Sunday, 13 August 2017

A Beginner's Guide to Being a Beginner - Anne Khazzam

           I did not like being a beginner. At anything, really. It's tiresome, frustrating, and can be very confusing. These three words can very well describe my first two/three days at Keeners.
I did not kayak often prior to Keeners. I had done two 5-day teen camp sessions and a little bit of flat water kayaking beforehand. I had no idea of the whole kayaking world I had been missing out on all my life. And then I came here. 
           A 6-hour day of hard-core kayaking on huge rapids, with some of the best kayakers in the world (who aren't only my coaches!), every day, for three weeks. Everyone around me could do all these fancy tricks and flips, while I couldn't even get my roll right. It was a little bit intimidating.
          When we were running rapids, everyone would go their own way and do all these cool tricks while going down, while I had to follow instructors down as to not get hurt (crashing against rocks and such). I would focus very hard beforehand to lean forward, paddle hard, always keep my paddle in the water, keep my body centered, and try not to flip. Then I actually went in, forgot everything, panicked, flipped, and sometimes swam. Every time! I was getting frustrated and angry at myself. Why am I the worst here? Why is everyone better than me? Why can't I do these things that are all so simple for everyone around me? And these thoughts did not make anything better. They made them worse, actually! On the third day,  we went on this big rapid, and I flipped, panicked, and swam. I was so embarrassed! Everyone came rushing to help, and was asking if I was alright.
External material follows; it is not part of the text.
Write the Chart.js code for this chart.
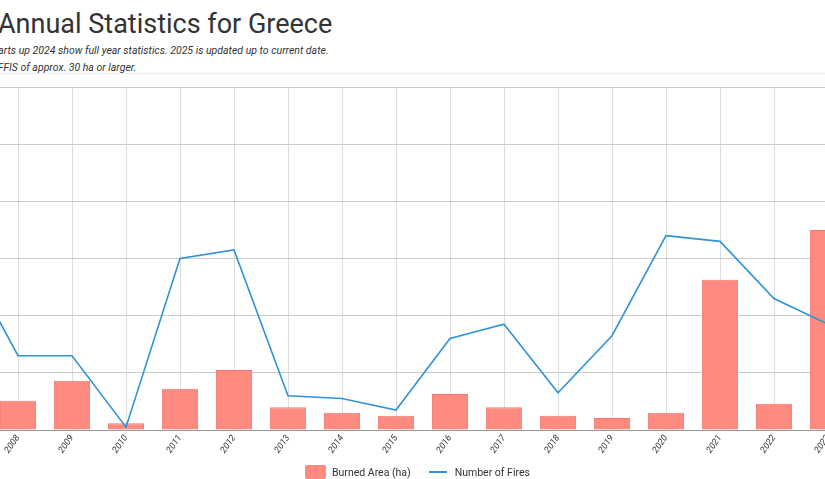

I was, of course, completely fine, just very upset at myself that I had panicked and swam. I complained, of course, to everyone, and tried to make excuses. Everyone was so reassuring, it was hard to still be frustrated! I still managed though. I then called my mom later that evening to rant all my frustrations to her. And you know what she said? "Who cares? It's normal. It's okay!" There were more reassuring words as well, but this post needs to end at some point! But I had realized something. It's okay! It's okay not to be as good as everyone else. Why should I be upset? How the heck did I let my frustration overcome my appreciation for all the incredibly kind, helpful, and encouraging coaches and keeners? They never did anything close to putting me down for swimming. not knowing as much or having less experience, so why should I be frustrated, or embarrassed? There was absolutely no reason! 
          On the second day, one of our coaches talked to us about patterns, brain patterns, and how positive/negative thinking habits can affect the way you think. If you have negative thoughts about an experience in the moment, then the memory associated with that experience will be a negative one. Same goes for positive! If you think positive, everything will be positive! And it's not even that hard.
          That made me think. Why don't I do this on the river? When I flip or swim, instead of getting frustrated, I could tell my brain that it's okay, and move on! And guess what? It works!
         It may come naturally, depending the circumstance and the person, but if it doesn't, you simply must tell your brain to think happy thoughts, and voilà! A simple, yet effective guide to a happier life!
         All this to say that now, I'm perfectly happy with being a beginner. However, this does not mean I will never get frustrated again! It's normal, but now I know how to not get frustrated as easily as before.
        To all the beginners out there, which is every person on this earth (beginners aren't only in kayaking!), remember that frustration doesn't help, and it's easy to get out of it!